▸ **Instructions to follow**
Omit all pictures. Copy the rest of the material exactly.
■ ■ ■ ■
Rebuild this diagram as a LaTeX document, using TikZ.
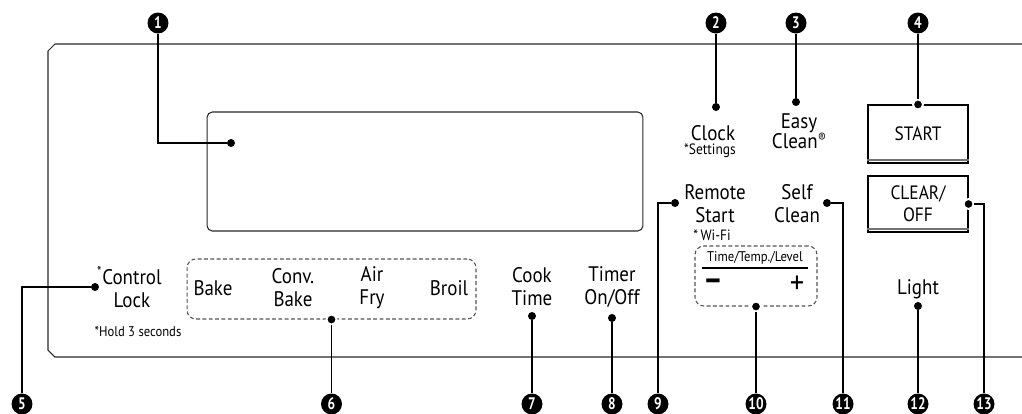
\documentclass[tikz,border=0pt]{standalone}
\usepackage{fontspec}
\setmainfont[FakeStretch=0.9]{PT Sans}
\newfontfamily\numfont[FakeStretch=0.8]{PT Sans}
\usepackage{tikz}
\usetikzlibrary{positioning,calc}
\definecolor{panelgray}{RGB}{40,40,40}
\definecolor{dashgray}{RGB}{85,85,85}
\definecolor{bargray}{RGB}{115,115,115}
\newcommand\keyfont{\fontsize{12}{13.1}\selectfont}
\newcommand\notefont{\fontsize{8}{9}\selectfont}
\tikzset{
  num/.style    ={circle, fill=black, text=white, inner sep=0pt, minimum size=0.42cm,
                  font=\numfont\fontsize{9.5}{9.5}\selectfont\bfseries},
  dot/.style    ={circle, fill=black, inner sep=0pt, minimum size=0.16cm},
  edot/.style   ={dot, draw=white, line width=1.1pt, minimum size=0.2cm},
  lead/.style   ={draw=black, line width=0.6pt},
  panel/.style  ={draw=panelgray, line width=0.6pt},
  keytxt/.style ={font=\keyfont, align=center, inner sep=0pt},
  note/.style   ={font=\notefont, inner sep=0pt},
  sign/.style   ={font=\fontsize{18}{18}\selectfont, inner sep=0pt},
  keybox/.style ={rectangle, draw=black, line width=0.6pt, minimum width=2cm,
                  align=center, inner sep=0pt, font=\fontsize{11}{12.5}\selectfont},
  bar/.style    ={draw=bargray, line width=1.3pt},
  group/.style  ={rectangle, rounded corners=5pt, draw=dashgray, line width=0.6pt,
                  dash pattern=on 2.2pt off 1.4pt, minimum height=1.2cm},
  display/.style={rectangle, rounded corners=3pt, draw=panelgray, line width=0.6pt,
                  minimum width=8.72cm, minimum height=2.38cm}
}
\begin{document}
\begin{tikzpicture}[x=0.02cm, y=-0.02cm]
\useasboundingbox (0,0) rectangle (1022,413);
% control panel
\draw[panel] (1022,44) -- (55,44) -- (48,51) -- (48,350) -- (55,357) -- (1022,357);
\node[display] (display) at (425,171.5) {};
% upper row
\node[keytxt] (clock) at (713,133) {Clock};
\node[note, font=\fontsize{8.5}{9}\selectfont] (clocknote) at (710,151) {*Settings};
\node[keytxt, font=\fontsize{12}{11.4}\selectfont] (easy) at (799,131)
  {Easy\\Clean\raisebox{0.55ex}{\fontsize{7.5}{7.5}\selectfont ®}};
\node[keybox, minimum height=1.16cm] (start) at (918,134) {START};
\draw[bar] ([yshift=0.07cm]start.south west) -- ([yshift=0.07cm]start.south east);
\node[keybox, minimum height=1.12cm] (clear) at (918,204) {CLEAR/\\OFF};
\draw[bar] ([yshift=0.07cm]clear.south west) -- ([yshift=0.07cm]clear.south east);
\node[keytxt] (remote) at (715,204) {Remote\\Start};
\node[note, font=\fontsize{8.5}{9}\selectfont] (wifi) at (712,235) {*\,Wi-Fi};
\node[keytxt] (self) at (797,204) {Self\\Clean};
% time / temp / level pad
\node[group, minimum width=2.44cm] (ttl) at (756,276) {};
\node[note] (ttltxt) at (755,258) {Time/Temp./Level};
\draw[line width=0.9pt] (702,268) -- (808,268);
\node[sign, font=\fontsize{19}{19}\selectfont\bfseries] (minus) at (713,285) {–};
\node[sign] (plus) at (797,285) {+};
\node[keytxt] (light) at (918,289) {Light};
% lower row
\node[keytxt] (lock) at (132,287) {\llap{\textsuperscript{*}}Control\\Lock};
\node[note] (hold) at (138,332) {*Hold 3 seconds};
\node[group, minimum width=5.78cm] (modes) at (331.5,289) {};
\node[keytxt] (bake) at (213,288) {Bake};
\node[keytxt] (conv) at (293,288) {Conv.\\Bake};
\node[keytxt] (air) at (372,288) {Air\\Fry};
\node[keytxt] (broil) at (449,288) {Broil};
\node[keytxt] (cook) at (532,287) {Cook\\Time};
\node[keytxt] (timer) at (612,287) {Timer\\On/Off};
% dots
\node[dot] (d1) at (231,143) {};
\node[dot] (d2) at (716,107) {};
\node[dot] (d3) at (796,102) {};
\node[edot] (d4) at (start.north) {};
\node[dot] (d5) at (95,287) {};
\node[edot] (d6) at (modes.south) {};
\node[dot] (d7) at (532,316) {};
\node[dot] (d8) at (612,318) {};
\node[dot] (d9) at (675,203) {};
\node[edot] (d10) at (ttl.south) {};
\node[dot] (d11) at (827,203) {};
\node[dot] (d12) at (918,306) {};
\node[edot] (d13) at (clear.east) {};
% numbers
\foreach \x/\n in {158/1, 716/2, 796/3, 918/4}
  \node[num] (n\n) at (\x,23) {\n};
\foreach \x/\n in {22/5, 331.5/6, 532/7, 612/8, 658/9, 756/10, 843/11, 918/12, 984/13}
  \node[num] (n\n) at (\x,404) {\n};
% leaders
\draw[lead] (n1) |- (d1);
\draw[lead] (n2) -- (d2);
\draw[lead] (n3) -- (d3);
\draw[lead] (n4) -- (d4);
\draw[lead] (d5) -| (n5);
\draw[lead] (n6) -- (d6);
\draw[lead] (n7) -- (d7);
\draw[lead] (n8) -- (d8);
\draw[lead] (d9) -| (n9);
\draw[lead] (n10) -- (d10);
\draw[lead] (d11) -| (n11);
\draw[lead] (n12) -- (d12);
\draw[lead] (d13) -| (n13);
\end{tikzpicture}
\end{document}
■ ■ ■ ■
▸ **The completed task**
Rebuild this diagram as a LaTeX document, using TikZ.
\documentclass[tikz,border=0pt]{standalone}
\usepackage{fontspec}
\setmainfont[FakeStretch=0.9]{PT Sans}
\newfontfamily\numfont[FakeStretch=0.8]{PT Sans}
\usepackage{tikz}
\usetikzlibrary{positioning,calc}
\definecolor{panelgray}{RGB}{40,40,40}
\definecolor{dashgray}{RGB}{85,85,85}
\definecolor{bargray}{RGB}{115,115,115}
\newcommand\keyfont{\fontsize{12}{13.1}\selectfont}
\newcommand\notefont{\fontsize{8}{9}\selectfont}
\tikzset{
  num/.style    ={circle, fill=black, text=white, inner sep=0pt, minimum size=0.42cm,
                  font=\numfont\fontsize{9.5}{9.5}\selectfont\bfseries},
  dot/.style    ={circle, fill=black, inner sep=0pt, minimum size=0.16cm},
  edot/.style   ={dot, draw=white, line width=1.1pt, minimum size=0.2cm},
  lead/.style   ={draw=black, line width=0.6pt},
  panel/.style  ={draw=panelgray, line width=0.6pt},
  keytxt/.style ={font=\keyfont, align=center, inner sep=0pt},
  note/.style   ={font=\notefont, inner sep=0pt},
  sign/.style   ={font=\fontsize{18}{18}\selectfont, inner sep=0pt},
  keybox/.style ={rectangle, draw=black, line width=0.6pt, minimum width=2cm,
                  align=center, inner sep=0pt, font=\fontsize{11}{12.5}\selectfont},
  bar/.style    ={draw=bargray, line width=1.3pt},
  group/.style  ={rectangle, rounded corners=5pt, draw=dashgray, line width=0.6pt,
                  dash pattern=on 2.2pt off 1.4pt, minimum height=1.2cm},
  display/.style={rectangle, rounded corners=3pt, draw=panelgray, line width=0.6pt,
                  minimum width=8.72cm, minimum height=2.38cm}
}
\begin{document}
\begin{tikzpicture}[x=0.02cm, y=-0.02cm]
\useasboundingbox (0,0) rectangle (1022,413);
% control panel
\draw[panel] (1022,44) -- (55,44) -- (48,51) -- (48,350) -- (55,357) -- (1022,357);
\node[display] (display) at (425,171.5) {};
% upper row
\node[keytxt] (clock) at (713,133) {Clock};
\node[note, font=\fontsize{8.5}{9}\selectfont] (clocknote) at (710,151) {*Settings};
\node[keytxt, font=\fontsize{12}{11.4}\selectfont] (easy) at (799,131)
  {Easy\\Clean\raisebox{0.55ex}{\fontsize{7.5}{7.5}\selectfont ®}};
\node[keybox, minimum height=1.16cm] (start) at (918,134) {START};
\draw[bar] ([yshift=0.07cm]start.south west) -- ([yshift=0.07cm]start.south east);
\node[keybox, minimum height=1.12cm] (clear) at (918,204) {CLEAR/\\OFF};
\draw[bar] ([yshift=0.07cm]clear.south west) -- ([yshift=0.07cm]clear.south east);
\node[keytxt] (remote) at (715,204) {Remote\\Start};
\node[note, font=\fontsize{8.5}{9}\selectfont] (wifi) at (712,235) {*\,Wi-Fi};
\node[keytxt] (self) at (797,204) {Self\\Clean};
% time / temp / level pad
\node[group, minimum width=2.44cm] (ttl) at (756,276) {};
\node[note] (ttltxt) at (755,258) {Time/Temp./Level};
\draw[line width=0.9pt] (702,268) -- (808,268);
\node[sign, font=\fontsize{19}{19}\selectfont\bfseries] (minus) at (713,285) {–};
\node[sign] (plus) at (797,285) {+};
\node[keytxt] (light) at (918,289) {Light};
% lower row
\node[keytxt] (lock) at (132,287) {\llap{\textsuperscript{*}}Control\\Lock};
\node[note] (hold) at (138,332) {*Hold 3 seconds};
\node[group, minimum width=5.78cm] (modes) at (331.5,289) {};
\node[keytxt] (bake) at (213,288) {Bake};
\node[keytxt] (conv) at (293,288) {Conv.\\Bake};
\node[keytxt] (air) at (372,288) {Air\\Fry};
\node[keytxt] (broil) at (449,288) {Broil};
\node[keytxt] (cook) at (532,287) {Cook\\Time};
\node[keytxt] (timer) at (612,287) {Timer\\On/Off};
% dots
\node[dot] (d1) at (231,143) {};
\node[dot] (d2) at (716,107) {};
\node[dot] (d3) at (796,102) {};
\node[edot] (d4) at (start.north) {};
\node[dot] (d5) at (95,287) {};
\node[edot] (d6) at (modes.south) {};
\node[dot] (d7) at (532,316) {};
\node[dot] (d8) at (612,318) {};
\node[dot] (d9) at (675,203) {};
\node[edot] (d10) at (ttl.south) {};
\node[dot] (d11) at (827,203) {};
\node[dot] (d12) at (918,306) {};
\node[edot] (d13) at (clear.east) {};
% numbers
\foreach \x/\n in {158/1, 716/2, 796/3, 918/4}
  \node[num] (n\n) at (\x,23) {\n};
\foreach \x/\n in {22/5, 331.5/6, 532/7, 612/8, 658/9, 756/10, 843/11, 918/12, 984/13}
  \node[num] (n\n) at (\x,404) {\n};
% leaders
\draw[lead] (n1) |- (d1);
\draw[lead] (n2) -- (d2);
\draw[lead] (n3) -- (d3);
\draw[lead] (n4) -- (d4);
\draw[lead] (d5) -| (n5);
\draw[lead] (n6) -- (d6);
\draw[lead] (n7) -- (d7);
\draw[lead] (n8) -- (d8);
\draw[lead] (d9) -| (n9);
\draw[lead] (n10) -- (d10);
\draw[lead] (d11) -| (n11);
\draw[lead] (n12) -- (d12);
\draw[lead] (d13) -| (n13);
\end{tikzpicture}
\end{document}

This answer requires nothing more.